Wednesday, March 27, 2024



The SIS turns Parliament into liars again

When Parliament passed the Intelligence and security Act in 2017, they assured us all that it was full of safeguards. Any intrusive surveillance of New Zealanders would be subject to a "triple lock", requiring the approval of the Minister and (supposedly independent) Commissioner of Intelligence Warrants, as well as post-facto review by the Inspector-General of Security and Intelligence. But according to the latest report from the Inspector-General, the SIS has turned them all into liars.

The problem is that the SIS has switched from using individual warrants to "class-based" ones when collecting intelligence on potential terrorism and violent extremism. So rather than having to convince the Minister and Commissioner of the need to spy on a particular person, as they were required to do in the past, they have instead switched to convincing the Minister and the Commissioner that they need to spy on classes of people, broadly and apparently subjectively defined - meaning that the actual decisions about who gets spied on and how are left entirely to them. This is clearly envisioned by the Act, but at the same time also clearly evades all those safeguards we were told about. And in the specific case, the Inspector-General argues persuasively that it is a "general warrant" (one which does not specify exactly what can be done under it) - a thing which has been unlawful since forever. And interestingly, once you strip away the tortured language designed to hide the admission, it seems that Crown Law agreed:

The Service disagreed with me that the warrants were general warrants at common law, provided the class definitions were tightened, and this was a view supported by Crown Law.
[Emphasis added]

The SIS subsequently did that. But the "improved" warrant still lets them decide "what ideologies are considered terrorism or violent extremism, who is a valid target, and what intrusive activities would be carried out, up to the maximum level of intrusiveness that the law allows." It may no longer be illegal, but it is absolutely improper.

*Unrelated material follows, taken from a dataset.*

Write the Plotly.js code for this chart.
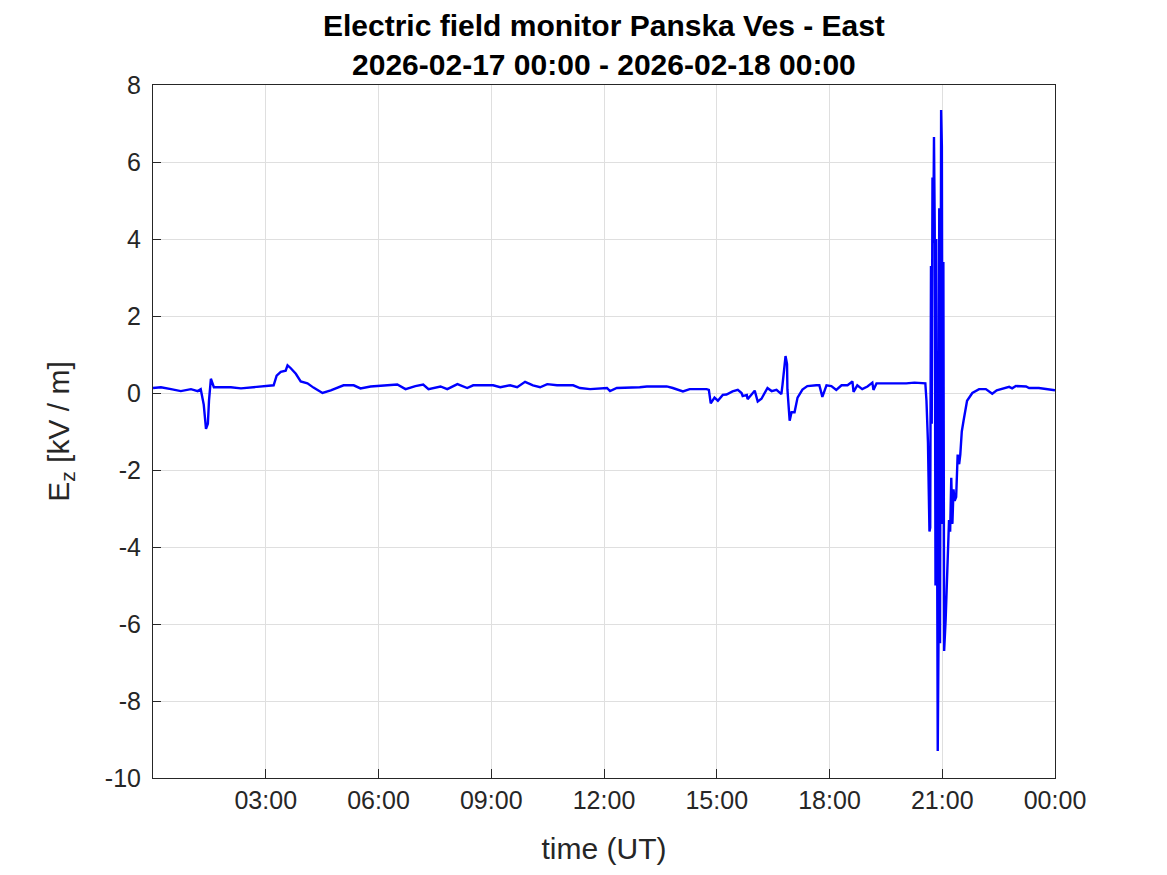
<!DOCTYPE html>
<html>
<head>
<meta charset="utf-8">
<script src="https://cdn.plot.ly/plotly-3.0.1.min.js"></script>
<style>html,body{margin:0;padding:0;background:#fff;}#chart{width:1167px;height:875px;}</style>
</head>
<body>
<div id="chart"></div>
<script>
// time in hours since 2026-02-17 00:00 UT
const timeHours = [
  0.00,0.21,0.48,0.74,1.01,1.19,1.27,1.35,1.41,1.46,1.49,1.54,1.62,2.07,2.34,2.73,3.05,3.21,3.29,3.40,3.53,3.58,3.66,3.80,3.93,4.11,4.27,4.51,4.73,5.07,5.34,5.52,5.79,6.13,6.50,6.72,6.98,7.19,7.33,7.65,
  7.83,8.10,8.36,8.52,8.79,9.05,9.24,9.50,9.69,9.90,10.11,10.30,10.49,10.75,11.18,11.36,11.63,12.08,12.16,12.34,12.95,13.14,13.67,13.83,14.10,14.28,14.73,14.79,14.84,14.94,15.03,15.16,15.26,15.42,15.56,15.66,15.69,15.80,15.82,16.01,16.09,16.19,16.35,16.46,16.59,16.72,16.75,16.83,16.87,16.88,16.94,16.99,17.07,17.15,17.28,17.41,17.65,17.73,17.81,17.92,18.05,18.18,18.32,18.48,18.61,18.64,18.74,18.87,19.01,19.14,19.17,19.25,19.59,20.04,20.26,20.47,20.55,
  20.58,20.60,20.62,20.64,20.66,20.68,20.70,20.72,20.74,20.76,20.78,20.80,20.82,20.84,20.86,20.88,20.90,20.92,20.94,20.97,20.99,21.01,21.03,21.05,21.09,21.12,21.15,21.18,21.21,21.24,21.27,21.30,21.33,21.37,21.41,21.45,21.48,21.52,21.57,21.62,21.66,21.80,21.98,22.16,22.33,22.45,22.78,22.86,22.96,23.23,23.31,23.57,23.76,24.00
];
const ezValues = [
  0.13,0.15,0.10,0.05,0.10,0.05,0.10,-0.30,-0.93,-0.80,-0.20,0.37,0.15,0.15,0.12,0.15,0.17,0.20,0.45,0.55,0.58,0.72,0.65,0.50,0.30,0.25,0.14,0.00,0.07,0.20,0.20,0.12,0.17,0.20,0.22,0.10,0.18,0.22,0.10,0.17,
  0.10,0.23,0.13,0.20,0.20,0.20,0.15,0.20,0.15,0.29,0.20,0.15,0.23,0.20,0.20,0.13,0.10,0.13,0.05,0.13,0.15,0.17,0.17,0.13,0.04,0.10,0.10,0.08,-0.27,-0.12,-0.20,-0.05,-0.04,0.04,0.08,0.00,-0.08,-0.05,-0.16,0.06,-0.22,-0.15,0.13,0.05,0.08,-0.03,0.22,0.96,0.75,0.10,-0.72,-0.50,-0.50,-0.12,0.09,0.18,0.20,0.20,-0.10,0.20,0.18,0.08,0.20,0.20,0.30,0.03,0.20,0.10,0.17,0.27,0.08,0.25,0.25,0.25,0.27,0.25,0.25,
  -0.20,-0.60,-1.30,-2.50,-3.60,-3.50,3.30,-0.80,5.60,3.90,6.65,4.30,-5.00,4.00,-5.06,-9.30,-6.50,4.80,-6.50,7.35,6.40,-3.40,3.40,-6.70,-5.90,-4.80,-4.20,-3.30,-3.60,-2.20,-3.40,-2.50,-2.80,-2.70,-1.60,-1.85,-1.60,-1.00,-0.70,-0.38,-0.20,0.00,0.10,0.10,-0.02,0.07,0.16,0.12,0.18,0.17,0.13,0.13,0.10,0.07
];
const xTickVals = [3,6,9,12,15,18,21,24];
const xTickText = ["03:00","06:00","09:00","12:00","15:00","18:00","21:00","00:00"];
const yTickVals = [-10,-8,-6,-4,-2,0,2,4,6,8];
const yTickText = ["-10","-8","-6","-4","-2","0","2","4","6","8"];

const FONT = 'Liberation Sans, Arial, sans-serif';
const trace = {
  x: timeHours, y: ezValues, type: 'scatter', mode: 'lines',
  line: {color: '#0000ff', width: 2.4}, hoverinfo: 'skip'
};
const axisCommon = {
  showline: true, linecolor: '#262626', linewidth: 1, mirror: true,
  ticks: 'inside', tickcolor: '#262626', gridcolor: '#dfdfdf', gridwidth: 1,
  zeroline: false, tickfont: {family: FONT, size: 25, color: '#262626'}
};
const layout = {
  width: 1167, height: 875, paper_bgcolor: '#ffffff', plot_bgcolor: '#ffffff',
  margin: {l: 153, r: 112, t: 85, b: 97},
  showlegend: false,
  title: {
    text: '<b>Electric field monitor Panska Ves - East</b><br><b>2026-02-17 00:00 - 2026-02-18 00:00</b>',
    font: {family: FONT, size: 30, color: '#000000'},
    x: 0.5175, xanchor: 'center', y: 0.959, yanchor: 'middle'
  },
  xaxis: Object.assign({}, axisCommon, {
    range: [0, 24], tickvals: xTickVals, ticktext: xTickText, ticklen: 9,
    title: {text: 'time (UT)', font: {family: FONT, size: 30, color: '#262626'}, standoff: 24}
  }),
  yaxis: Object.assign({}, axisCommon, {
    range: [-10, 8], tickvals: yTickVals, ticktext: yTickText, ticklen: 8, ticklabelstandoff: 6,
    title: {text: 'E<sub>z</sub> [kV / m]', font: {family: FONT, size: 30, color: '#262626'}, standoff: 26}
  })
};
Plotly.newPlot('chart', [trace], layout, {displayModeBar: false, staticPlot: true});
</script>
</body>
</html>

That question of propriety is the real and underlying issue here. The IGIS is clear that while class-based warrants may legally be available, using them for intrusive surveillance "undermines the spirit of the warranting regime" and betrays the promises made to us about safeguards:

The authorising framework in the ISA provides for a process to give the public confidence in the justification for the agencies’ actions, by requiring external authorisation for the use of highly intrusive powers. Prior authorisation is a safeguard against agency overreach. It helps to ensure that breaches of protected rights in the interests of national security are justified and according to law. In the development of the ISA, this was described as a “triple-lock” of protection for individuals, with the three locks being control from the Minister, the Commissioner of Intelligence Warrants, and post-facto review by the IGIS. The effective delegation to NZSIS, under these warrants, of decisions on who to target for counter-terrorism or violent extremism purposes, by what means and for how long, and to undertake the most intrusive activities available, effectively leaves the scrutiny of individual cases to my office alone, after the fact. That is not what the public was led to expect.
Bluntly, the ISA was meant to stop the spies from doing whatever the fuck they want. This is a deliberate circumvention of all those safeguards. It is absolutely unacceptable. Further, it betrays that the culture of lawlessness and unaccountability the ISA was meant to stamp out continues to exist, in the SIS at least. And if that's the case, you really have to ask why we tolerate their continued existence.

IGIS will now be putting the SIS's improperly-delegated targeting decisions under the microscope, giving them the scrutiny the Minister and Commissioner should have. But while that's better than nothing, its not enough. And you really have to ask whether the Minister and Commissioner of Intelligence Warrants were doing their jobs properly when they signed off on this. The then-Minister, Andrew Little, is gone, so there's nothing we can do about him other than make sure he's not let within a mile of the position in future. As for the Commissioner, this seems to be a strong case for removal for neglect of duty.